Du jugement déclaratif de décès
En dehors de la réglementation de l'absence, l'homme de loi fait ressortir des cas juridiquement distincts de disparition. Il s'agit des cas où aucune incertitude ne peut persister. L'individu, par exemple, se trouvait à l'intérieur d'un bâtiment public ou privé qui s'est effondré. Il n'y a aucune chance qu'il y ait des survivants, mais le corps n'a pu être retrouvé. Le décès dans ce cas est certain. Il n'est pas nécessaire de recourir à la procédure relative au jugement déclaratif de décès prévu par le décret du 24 novembre 1977 sur la déclaration de décès des disparus en Haïti et hors d'Haïti, publié dans le Moniteur #85 du 15 décembre 1977.
Ce décret permet au doyen du tribunal civil du lieu de la mort présumée ou de la disparition de déclarer judiciairement le décès de tout individu dont il est certain, selon l'analyse des faits, en dépit du fait que le corps n'a pas été retrouvé pour inhumation. Cette action peut être intentée par toute personne justifiant un intérêt actuel et certain ou par le commissaire du gouvernement du lieu de la juridiction concernée.
Le jugement déclaratif de décès tient lieu d'acte de décès et sera opposable au tiers. Le dispositif dudit jugement sera, à la diligence du commissaire du gouvernement, transcrit dans les registres à ce destinés par l'officier de l'état civil du lieu réel au présumé de l'événement.
Cette procédure a été appliquée efficacement par mon cabinet dans la juridiction de St-Marc pour établir le décès des personnes tuées dans le massacre de La Scierie dont les corps n'avaient pu être retrouvés pour les raisons que l'on sait. Le jugement déclaratif de décès donne ouverture à la succession et permet d'éviter le temps fou de la procédure d'absence.

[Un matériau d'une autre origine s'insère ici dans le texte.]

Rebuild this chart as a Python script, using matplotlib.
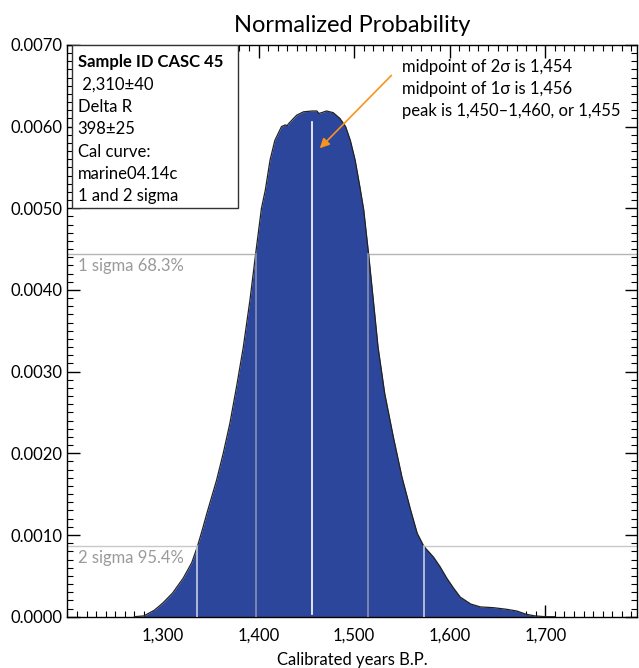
import matplotlib
matplotlib.use("Agg")
import matplotlib.pyplot as plt
from matplotlib.patches import Rectangle
from matplotlib.ticker import MultipleLocator, FuncFormatter

plt.rcParams["font.family"] = ["Lato", "DejaVu Sans"]

# calibrated years B.P. and probability
years = [1270, 1280, 1291, 1300, 1310, 1321, 1330, 1336, 1341, 1346,
         1356, 1363, 1370, 1377, 1384, 1391, 1397, 1403, 1407, 1412,
         1417, 1424, 1428, 1430, 1431, 1435, 1440, 1447, 1456, 1461,
         1463, 1466, 1471, 1478, 1485, 1491, 1496, 1501, 1506, 1510,
         1515, 1520, 1525, 1532, 1541, 1550, 1559, 1566, 1573, 1583,
         1590, 1597, 1604, 1611, 1622, 1632, 1646, 1660, 1670, 1680,
         1689, 1700, 1710]
density = [0.0, 0.00001, 0.00008, 0.00017, 0.00029, 0.00047, 0.00066, 0.00086, 0.00106, 0.00127,
           0.00167, 0.00200, 0.00237, 0.00282, 0.00330, 0.00388, 0.00445, 0.00500, 0.00522, 0.00559,
           0.00583, 0.00600, 0.00602, 0.00601, 0.00603, 0.00608, 0.00614, 0.00618, 0.00619, 0.00619,
           0.00616, 0.00617, 0.00619, 0.00617, 0.00610, 0.00600, 0.00583, 0.00559, 0.00526, 0.00498,
           0.00445, 0.00388, 0.00330, 0.00273, 0.00220, 0.00171, 0.00131, 0.00102, 0.00086, 0.00073,
           0.00061, 0.00047, 0.00035, 0.00024, 0.000155, 0.00012, 0.00011, 0.00009, 0.00007, 0.00003,
           0.00001, 0.0, 0.0]

sigma1_range = [1397, 1515]
sigma1_level = 0.00444
sigma2_range = [1336, 1573]
sigma2_level = 0.00086
midpoint = 1456
midpoint_top = 0.00605

info_lines = ["Sample ID CASC 45", " 2,310\u00b140", "Delta R", "398\u00b125",
              "Cal curve:", "marine04.14c", "1 and 2 sigma"]
note_lines = ["midpoint of 2\u03c3 is 1,454",
              "midpoint of 1\u03c3 is 1,456",
              "peak is 1,450\u20131,460, or 1,455"]

fill_color = "#2c469b"

fig = plt.figure(figsize=(6.39, 6.68), dpi=100)
ax = fig.add_axes([0.1056, 0.0768, 0.8913, 0.8561])

# sigma levels (behind the distribution)
ax.axhline(sigma1_level, color="#b5b5b5", linewidth=1, zorder=1)
ax.axhline(sigma2_level, color="#c8c8c8", linewidth=1, zorder=1)

ax.fill_between(years, density, 0, color=fill_color, linewidth=0, zorder=2)
ax.plot(years, density, color="#222222", linewidth=0.9, zorder=3)

# range markers
for x in sigma1_range:
    ax.plot([x, x], [0, sigma1_level], color="#8a90b4", linewidth=1.2, zorder=4)
for x in sigma2_range:
    ax.plot([x, x], [0, sigma2_level], color="#c9cde4", linewidth=1.2, zorder=4)
ax.plot([midpoint, midpoint], [0.00003, midpoint_top], color="white", linewidth=1.2, zorder=4)

ax.text(0.018, (sigma1_level - 0.00015) / 0.007, "1 sigma 68.3%", transform=ax.transAxes,
        color="#9a9a9a", fontsize=12, va="center", ha="left")
ax.text(0.018, (sigma2_level - 0.00014) / 0.007, "2 sigma 95.4%", transform=ax.transAxes,
        color="#9a9a9a", fontsize=12, va="center", ha="left")

# info box
ax.add_patch(Rectangle((0.008, 0.7146), 0.2915, 0.2854, transform=ax.transAxes,
                       facecolor="white", edgecolor="#333333", linewidth=1, zorder=5))
for i, line in enumerate(info_lines):
    ax.text(0.018, 0.970 - i * 0.0392, line, transform=ax.transAxes,
            fontsize=12, va="center", ha="left", zorder=6,
            fontweight="bold" if i == 0 else "normal")

# notes and arrow
for i, line in enumerate(note_lines):
    ax.text(0.588, 0.961 - i * 0.0385, line, transform=ax.transAxes,
            fontsize=12, va="center", ha="left")
ax.annotate("", xy=(1462, 0.00571), xytext=(1541, 0.00665),
            arrowprops=dict(arrowstyle="-|>", color="#f7941d", linewidth=1.2,
                            mutation_scale=14))

ax.set_xlim(1200, 1796)
ax.set_ylim(0, 0.0070)

ax.set_xticks([1300, 1400, 1500, 1600, 1700])
ax.set_yticks([0.0, 0.001, 0.002, 0.003, 0.004, 0.005, 0.006, 0.007])
ax.xaxis.set_minor_locator(MultipleLocator(10))
ax.yaxis.set_minor_locator(MultipleLocator(0.0001))
ax.xaxis.set_major_formatter(FuncFormatter(lambda v, p: f"{v:,.0f}"))
ax.yaxis.set_major_formatter(FuncFormatter(lambda v, p: f"{v:.4f}"))

ax.tick_params(which="both", direction="in", top=True, right=True, labelsize=12)
ax.tick_params(which="major", length=9, width=1)
ax.tick_params(which="minor", length=4, width=0.8)
ax.tick_params(axis="x", pad=8)

for s in ax.spines.values():
    s.set_linewidth(1)

ax.set_title("Normalized Probability", fontsize=17, pad=9)
ax.set_xlabel("Calibrated years B.P.", fontsize=12, labelpad=6)

fig.savefig("out.png", dpi=100)
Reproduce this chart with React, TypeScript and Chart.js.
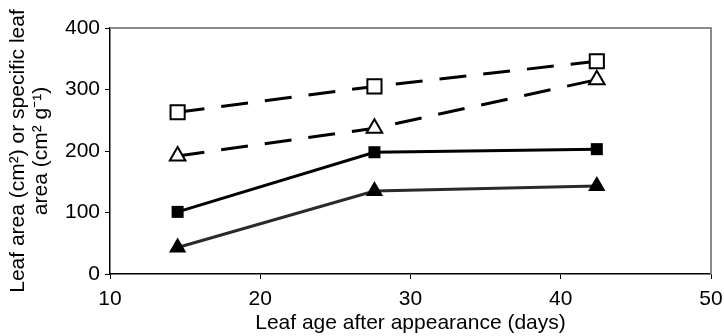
import React, { useEffect, useRef } from "react";
import { Chart, registerables } from "chart.js";

Chart.register(...registerables);

const leafAge = [14.5, 27.6, 42.4];
const openSquareValues = [263, 305, 346];
const openTriangleValues = [192, 237, 316];
const filledSquareValues = [101, 198, 203];
const filledTriangleValues = [43, 135, 143];

const xTicks = [10, 20, 30, 40, 50];
const yTicks = [0, 100, 200, 300, 400];

const xTitle = "Leaf age after appearance (days)";
const yTitle = ["Leaf area (cm\u00B2) or specific leaf", "area (cm\u00B2 g\u207B\u00B9)"];

const FONT = "'Liberation Sans', Arial, Helvetica, sans-serif";

const toPoints = (ys: number[]) => leafAge.map((x, i) => ({ x, y: ys[i] }));

const frame = {
  id: "frame",
  afterDraw(chart: any) {
    const { ctx, chartArea } = chart;
    ctx.save();
    ctx.strokeStyle = "#8a8a8a";
    ctx.lineWidth = 2;
    ctx.beginPath();
    ctx.moveTo(chartArea.left, chartArea.top);
    ctx.lineTo(chartArea.right, chartArea.top);
    ctx.lineTo(chartArea.right, chartArea.bottom);
    ctx.stroke();
    ctx.restore();
  },
};

export default function App() {
  const ref = useRef<HTMLCanvasElement | null>(null);
  useEffect(() => {
    document.body.style.margin = "0";
    const canvas = ref.current;
    if (!canvas) return;
    const chart = new Chart(canvas, {
      type: "scatter",
      data: {
        datasets: [
          {
            label: "open squares",
            data: toPoints(openSquareValues),
            showLine: true,
            borderColor: "#000",
            borderWidth: 3,
            borderDash: [27, 17],
            pointStyle: "rect",
            pointRadius: 10,
            pointBorderWidth: 2,
            pointBorderColor: "#000",
            pointBackgroundColor: "#fff",
          },
          {
            label: "open triangles",
            data: toPoints(openTriangleValues),
            showLine: true,
            borderColor: "#000",
            borderWidth: 3,
            borderDash: [27, 17],
            pointStyle: "triangle",
            pointRadius: 9,
            pointBorderWidth: 2,
            pointBorderColor: "#000",
            pointBackgroundColor: "#fff",
          },
          {
            label: "filled squares",
            data: toPoints(filledSquareValues),
            showLine: true,
            borderColor: "#000",
            borderWidth: 3,
            pointStyle: "rect",
            pointRadius: 8.5,
            pointBorderWidth: 0,
            pointBackgroundColor: "#000",
          },
          {
            label: "filled triangles",
            data: toPoints(filledTriangleValues),
            showLine: true,
            borderColor: "#2a2a2a",
            borderWidth: 3,
            pointStyle: "triangle",
            pointRadius: 10,
            pointBorderWidth: 0,
            pointBackgroundColor: "#000",
          },
        ],
      },
      options: {
        responsive: false,
        animation: false,
        layout: { padding: { top: 28, right: 13, left: 0, bottom: 0 } },
        plugins: {
          legend: { display: false },
          tooltip: { enabled: false },
        },
        scales: {
          x: {
            type: "linear",
            min: 10,
            max: 50,
            afterBuildTicks: (s: any) => {
              s.ticks = xTicks.map((v) => ({ value: v }));
            },
            afterFit: (s: any) => {
              s.height = 62;
              s.paddingLeft = 0;
              s.paddingRight = 0;
            },
            ticks: {
              color: "#000",
              padding: 8,
              font: { family: FONT, size: 21 },
            },
            grid: {
              drawOnChartArea: false,
              drawTicks: true,
              tickLength: 5,
              color: "#000",
            },
            border: { color: "#000", width: 1.5 },
            title: {
              display: true,
              text: xTitle,
              color: "#000",
              font: { family: FONT, size: 21 },
              padding: { top: 0, bottom: 0 },
            },
          },
          y: {
            type: "linear",
            min: 0,
            max: 400,
            afterBuildTicks: (s: any) => {
              s.ticks = yTicks.map((v) => ({ value: v }));
            },
            afterFit: (s: any) => {
              s.width = 110;
              s.paddingTop = 0;
              s.paddingBottom = 0;
            },
            ticks: {
              color: "#000",
              padding: 5,
              font: { family: FONT, size: 21 },
            },
            grid: {
              drawOnChartArea: false,
              drawTicks: true,
              tickLength: 5,
              color: "#000",
            },
            border: { color: "#000", width: 1.5 },
            title: {
              display: true,
              text: yTitle,
              color: "#000",
              font: { family: FONT, size: 21, lineHeight: 1.1 },
              padding: { top: 7, bottom: 0 },
            },
          },
        },
      },
      plugins: [frame],
    });
    return () => chart.destroy();
  }, []);
  return (
    <div style={{ width: 724, height: 336 }}>
      <canvas ref={ref} width={724} height={336} style={{ display: "block" }} />
    </div>
  );
}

Le décret autorisant la déclaration judiciaire de décès peut servir d'outil aux parents de nombreux disparus pour la réglementation des biens des personnes tuées au cours du séisme du 12 janvier 2010 et dont les corps n'ont pas été retrouvés. Le gouvernement pourrait mettre un noyau de juristes à la disposition des victimes pour l'accomplissement de ces formalités légales sans frais, si le bien-être de la collectivité constitue un de ses soucis majeurs.